• [Exercise prompt]: Return the data exactly, with all pictures removed.

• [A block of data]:
----
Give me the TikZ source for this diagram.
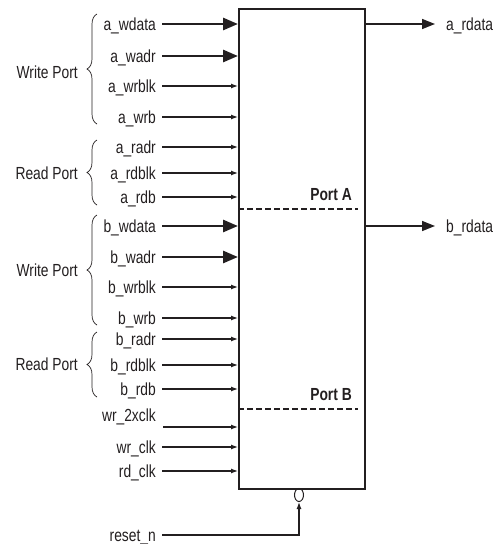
\documentclass[tikz,border=0pt]{standalone}
\usepackage{fontspec}
\setmainfont{Liberation Sans}[FakeStretch=0.79]
\usetikzlibrary{arrows.meta,decorations.pathreplacing,shapes.geometric}
\definecolor{ink}{HTML}{231F20}
\tikzset{
  lbl/.style={font=\fontsize{17.5}{19}\selectfont, text=ink, inner sep=0pt},
  plbl/.style={font=\fontsize{17.5}{19}\selectfont\bfseries, text=ink, inner sep=0pt},
  thinarr/.style={draw=ink, line width=1.2pt, -{Latex[length=7pt,width=5pt]}},
  thickarr/.style={draw=ink, line width=2.8pt, -{Triangle[length=15pt,width=12pt]}},
  outarr/.style={draw=ink, line width=1.5pt, -{Triangle[length=13pt,width=10pt]}},
  portbrace/.style={draw=ink, line width=0.7pt, decorate, decoration={brace, amplitude=10pt}},
  divline/.style={draw=ink, line width=1.8pt, dash pattern=on 5.5pt off 3.5pt}
}
\begin{document}
\begin{tikzpicture}[x=1pt,y=-1pt]
\useasboundingbox (0,0) rectangle (500,544);
\node[draw=ink, line width=2.2pt, minimum width=126pt, minimum height=480pt, anchor=north west, inner sep=0pt] (box) at (238,8) {};
% inputs
\foreach \nm/\yy/\tx/\st in {
  awdata/24/a\_wdata/thickarr, awadr/56/a\_wadr/thickarr, awrblk/86/a\_wrblk/thinarr, awrb/117/a\_wrb/thinarr,
  aradr/147/a\_radr/thinarr, ardblk/173/a\_rdblk/thinarr, ardb/197/a\_rdb/thinarr,
  bwdata/226/b\_wdata/thickarr, bwadr/257/b\_wadr/thickarr, bwrblk/287/b\_wrblk/thinarr, bwrb/318/b\_wrb/thinarr,
  bradr/339/b\_radr/thinarr, brdblk/365/b\_rdblk/thinarr, brdb/389/b\_rdb/thinarr,
  wrclk/447/wr\_clk/thinarr, rdclk/471/rd\_clk/thinarr}{
  \node[lbl, anchor=base east] (\nm) at (156,\yy+6) {\tx};
  \draw[\st] ([xshift=6pt,yshift=6pt]\nm.base east) -- ([yshift=6pt]\nm.base east -| box.west);
}
\node[lbl, anchor=base east] (wr2x) at (156,421) {wr\_2xclk};
\coordinate (wr2xs) at (163,427);
\draw[thinarr] (wr2xs) -- (wr2xs -| box.west);
% outputs
\node[lbl, anchor=base west] (ardata) at (446,30) {a\_rdata};
\node[lbl, anchor=base west] (brdata) at (446,232) {b\_rdata};
\draw[outarr] ([yshift=6pt]ardata.base west -| box.east) -- ([xshift=-11pt,yshift=6pt]ardata.base west);
\draw[outarr] ([yshift=6pt]brdata.base west -| box.east) -- ([xshift=-11pt,yshift=6pt]brdata.base west);
% port dividers
\draw[divline] (box.west |- 0,209) -- (358,209);
\draw[divline] (box.west |- 0,409) -- (358,409);
\node[plbl, anchor=base east] (pa) at (352,200) {Port A};
\node[plbl, anchor=base east] (pb) at (352,400) {Port B};
% reset
\node[draw=ink, line width=1pt, ellipse, minimum width=9pt, minimum height=13pt, inner sep=0pt, anchor=north] (bub) at (299,488) {};
\node[lbl, anchor=base east] (rst) at (156,541) {reset\_n};
\draw[thinarr] ([xshift=6pt,yshift=6pt]rst.base east) -| (bub.south);
% braces
\draw[portbrace] (97,124) -- (97,14);
\draw[portbrace] (97,205) -- (97,140);
\draw[portbrace] (97,325) -- (97,215);
\draw[portbrace] (97,397) -- (97,332);
\node[lbl, anchor=east] (wp1) at (78,72) {Write Port};
\node[lbl, anchor=east] (rp1) at (78,173) {Read Port};
\node[lbl, anchor=east] (wp2) at (78,270) {Write Port};
\node[lbl, anchor=east] (rp2) at (78,364) {Read Port};
\end{tikzpicture}
\end{document}
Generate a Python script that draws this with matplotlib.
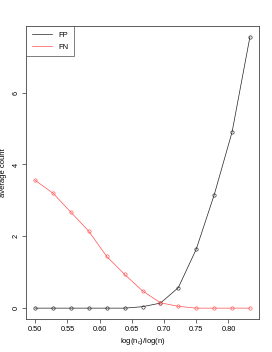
import matplotlib
matplotlib.use("Agg")
import matplotlib.pyplot as plt

x = [0.5, 0.5278, 0.5556, 0.5833, 0.6111, 0.6389, 0.6667, 0.6944, 0.7222, 0.75, 0.7778, 0.8056, 0.8333]
fp = [0.0, 0.0, 0.0, 0.0, 0.0, 0.0, 0.04, 0.14, 0.57, 1.64, 3.15, 4.9, 7.55]
fn = [3.56, 3.2, 2.67, 2.14, 1.44, 0.94, 0.48, 0.15, 0.05, 0.0, 0.0, 0.0, 0.0]
xticks = [0.50, 0.55, 0.60, 0.65, 0.70, 0.75, 0.80]
yticks = [0, 2, 4, 6]

plt.rcParams['font.family'] = ['Liberation Sans', 'DejaVu Sans']
fig = plt.figure(figsize=(2.72, 3.52), dpi=100)
ax = fig.add_axes([0.0974, 0.0938, 0.853, 0.832])

red = '#ff5050'
ax.plot(x, fp, color='#222222', lw=0.5, marker='o', ms=2.4, mfc='none', mew=0.45, label='FP')
ax.plot(x, fn, color=red, lw=0.5, marker='o', ms=2.4, mfc='none', mew=0.45, label='FN')

lo, hi = min(x), max(x)
pad = (hi - lo) * 0.04
ax.set_xlim(lo - pad, hi + pad)
ymax = max(max(fp), max(fn))
ax.set_ylim(-ymax * 0.04, ymax * 1.04)

ax.set_xticks(xticks)
ax.set_xticklabels(['%.2f' % v for v in xticks])
ax.set_yticks(yticks)
ax.set_yticklabels([str(v) for v in yticks], rotation=90, va='center')
ax.tick_params(axis='both', labelsize=5.3, length=3, width=0.5, direction='out', pad=2, colors='#333333', labelcolor='black')
for s in ax.spines.values():
    s.set_linewidth(0.6)
    s.set_color('#444444')

ax.set_xlabel(r'log(n$_\mathregular{c}$)/log(n)', fontsize=5.5, labelpad=2)
ax.set_ylabel('average count', fontsize=5.5, labelpad=4)

leg = ax.legend(loc='upper left', fontsize=5.5, frameon=True, fancybox=False, borderaxespad=0,
                handlelength=2.6, handletextpad=0.9, borderpad=0.7, labelspacing=0.6)
leg.get_frame().set_edgecolor('#444444')
leg.get_frame().set_linewidth(0.6)
for h in leg.get_lines():
    h.set_marker('')

fig.savefig('out.png', dpi=100)
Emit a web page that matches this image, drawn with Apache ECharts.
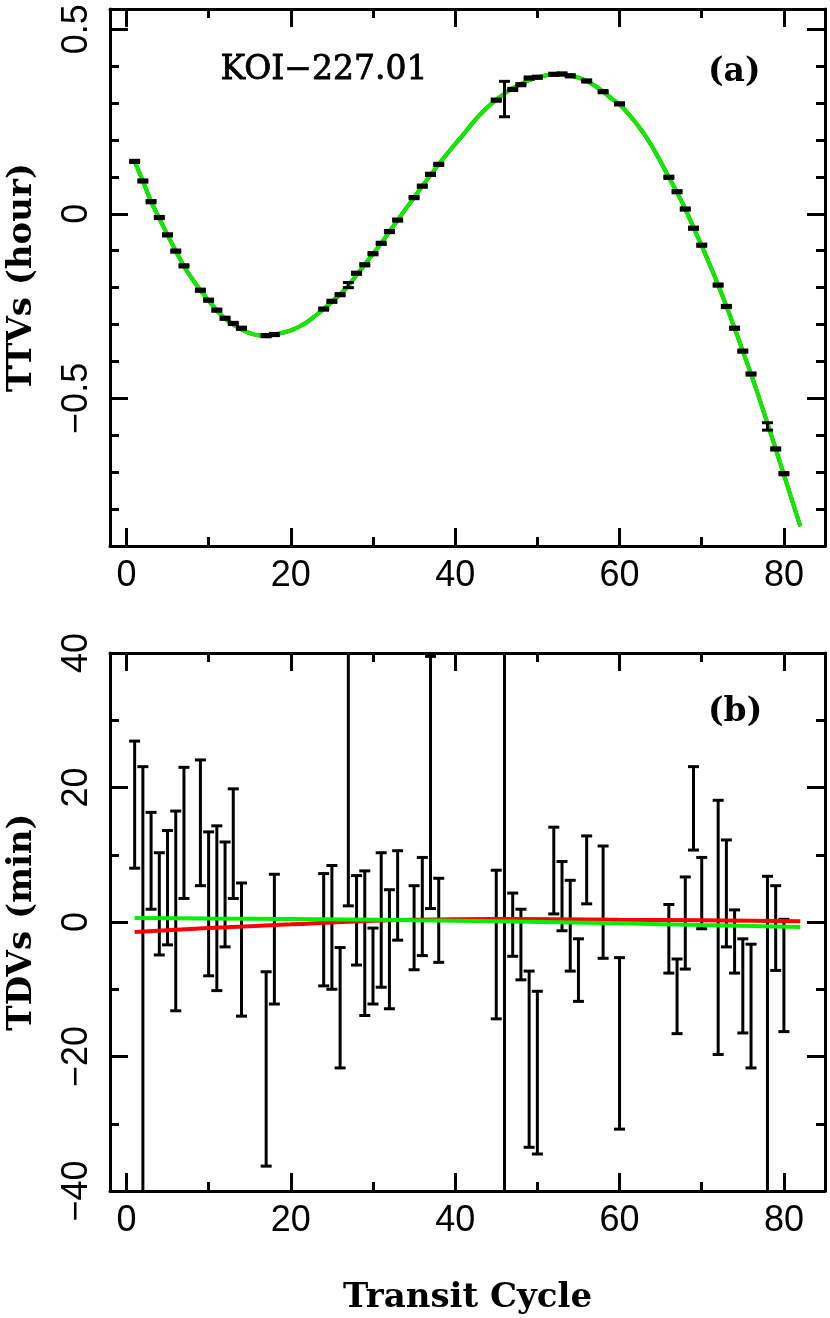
----
• [Exercise result]:
Give me the TikZ source for this diagram.
\documentclass[tikz,border=0pt]{standalone}
\usepackage{fontspec}
\setmainfont{Liberation Sans}[FakeStretch=0.79]
\usetikzlibrary{arrows.meta,decorations.pathreplacing,shapes.geometric}
\definecolor{ink}{HTML}{231F20}
\tikzset{
  lbl/.style={font=\fontsize{17.5}{19}\selectfont, text=ink, inner sep=0pt},
  plbl/.style={font=\fontsize{17.5}{19}\selectfont\bfseries, text=ink, inner sep=0pt},
  thinarr/.style={draw=ink, line width=1.2pt, -{Latex[length=7pt,width=5pt]}},
  thickarr/.style={draw=ink, line width=2.8pt, -{Triangle[length=15pt,width=12pt]}},
  outarr/.style={draw=ink, line width=1.5pt, -{Triangle[length=13pt,width=10pt]}},
  portbrace/.style={draw=ink, line width=0.7pt, decorate, decoration={brace, amplitude=10pt}},
  divline/.style={draw=ink, line width=1.8pt, dash pattern=on 5.5pt off 3.5pt}
}
\begin{document}
\begin{tikzpicture}[x=1pt,y=-1pt]
\useasboundingbox (0,0) rectangle (500,544);
\node[draw=ink, line width=2.2pt, minimum width=126pt, minimum height=480pt, anchor=north west, inner sep=0pt] (box) at (238,8) {};
% inputs
\foreach \nm/\yy/\tx/\st in {
  awdata/24/a\_wdata/thickarr, awadr/56/a\_wadr/thickarr, awrblk/86/a\_wrblk/thinarr, awrb/117/a\_wrb/thinarr,
  aradr/147/a\_radr/thinarr, ardblk/173/a\_rdblk/thinarr, ardb/197/a\_rdb/thinarr,
  bwdata/226/b\_wdata/thickarr, bwadr/257/b\_wadr/thickarr, bwrblk/287/b\_wrblk/thinarr, bwrb/318/b\_wrb/thinarr,
  bradr/339/b\_radr/thinarr, brdblk/365/b\_rdblk/thinarr, brdb/389/b\_rdb/thinarr,
  wrclk/447/wr\_clk/thinarr, rdclk/471/rd\_clk/thinarr}{
  \node[lbl, anchor=base east] (\nm) at (156,\yy+6) {\tx};
  \draw[\st] ([xshift=6pt,yshift=6pt]\nm.base east) -- ([yshift=6pt]\nm.base east -| box.west);
}
\node[lbl, anchor=base east] (wr2x) at (156,421) {wr\_2xclk};
\coordinate (wr2xs) at (163,427);
\draw[thinarr] (wr2xs) -- (wr2xs -| box.west);
% outputs
\node[lbl, anchor=base west] (ardata) at (446,30) {a\_rdata};
\node[lbl, anchor=base west] (brdata) at (446,232) {b\_rdata};
\draw[outarr] ([yshift=6pt]ardata.base west -| box.east) -- ([xshift=-11pt,yshift=6pt]ardata.base west);
\draw[outarr] ([yshift=6pt]brdata.base west -| box.east) -- ([xshift=-11pt,yshift=6pt]brdata.base west);
% port dividers
\draw[divline] (box.west |- 0,209) -- (358,209);
\draw[divline] (box.west |- 0,409) -- (358,409);
\node[plbl, anchor=base east] (pa) at (352,200) {Port A};
\node[plbl, anchor=base east] (pb) at (352,400) {Port B};
% reset
\node[draw=ink, line width=1pt, ellipse, minimum width=9pt, minimum height=13pt, inner sep=0pt, anchor=north] (bub) at (299,488) {};
\node[lbl, anchor=base east] (rst) at (156,541) {reset\_n};
\draw[thinarr] ([xshift=6pt,yshift=6pt]rst.base east) -| (bub.south);
% braces
\draw[portbrace] (97,124) -- (97,14);
\draw[portbrace] (97,205) -- (97,140);
\draw[portbrace] (97,325) -- (97,215);
\draw[portbrace] (97,397) -- (97,332);
\node[lbl, anchor=east] (wp1) at (78,72) {Write Port};
\node[lbl, anchor=east] (rp1) at (78,173) {Read Port};
\node[lbl, anchor=east] (wp2) at (78,270) {Write Port};
\node[lbl, anchor=east] (rp2) at (78,364) {Read Port};
\end{tikzpicture}
\end{document}
Generate a Python script that draws this with matplotlib.
import matplotlib
matplotlib.use("Agg")
import matplotlib.pyplot as plt

x = [0.5, 0.5278, 0.5556, 0.5833, 0.6111, 0.6389, 0.6667, 0.6944, 0.7222, 0.75, 0.7778, 0.8056, 0.8333]
fp = [0.0, 0.0, 0.0, 0.0, 0.0, 0.0, 0.04, 0.14, 0.57, 1.64, 3.15, 4.9, 7.55]
fn = [3.56, 3.2, 2.67, 2.14, 1.44, 0.94, 0.48, 0.15, 0.05, 0.0, 0.0, 0.0, 0.0]
xticks = [0.50, 0.55, 0.60, 0.65, 0.70, 0.75, 0.80]
yticks = [0, 2, 4, 6]

plt.rcParams['font.family'] = ['Liberation Sans', 'DejaVu Sans']
fig = plt.figure(figsize=(2.72, 3.52), dpi=100)
ax = fig.add_axes([0.0974, 0.0938, 0.853, 0.832])

red = '#ff5050'
ax.plot(x, fp, color='#222222', lw=0.5, marker='o', ms=2.4, mfc='none', mew=0.45, label='FP')
ax.plot(x, fn, color=red, lw=0.5, marker='o', ms=2.4, mfc='none', mew=0.45, label='FN')

lo, hi = min(x), max(x)
pad = (hi - lo) * 0.04
ax.set_xlim(lo - pad, hi + pad)
ymax = max(max(fp), max(fn))
ax.set_ylim(-ymax * 0.04, ymax * 1.04)

ax.set_xticks(xticks)
ax.set_xticklabels(['%.2f' % v for v in xticks])
ax.set_yticks(yticks)
ax.set_yticklabels([str(v) for v in yticks], rotation=90, va='center')
ax.tick_params(axis='both', labelsize=5.3, length=3, width=0.5, direction='out', pad=2, colors='#333333', labelcolor='black')
for s in ax.spines.values():
    s.set_linewidth(0.6)
    s.set_color('#444444')

ax.set_xlabel(r'log(n$_\mathregular{c}$)/log(n)', fontsize=5.5, labelpad=2)
ax.set_ylabel('average count', fontsize=5.5, labelpad=4)

leg = ax.legend(loc='upper left', fontsize=5.5, frameon=True, fancybox=False, borderaxespad=0,
                handlelength=2.6, handletextpad=0.9, borderpad=0.7, labelspacing=0.6)
leg.get_frame().set_edgecolor('#444444')
leg.get_frame().set_linewidth(0.6)
for h in leg.get_lines():
    h.set_marker('')

fig.savefig('out.png', dpi=100)
Emit a web page that matches this image, drawn with Apache ECharts.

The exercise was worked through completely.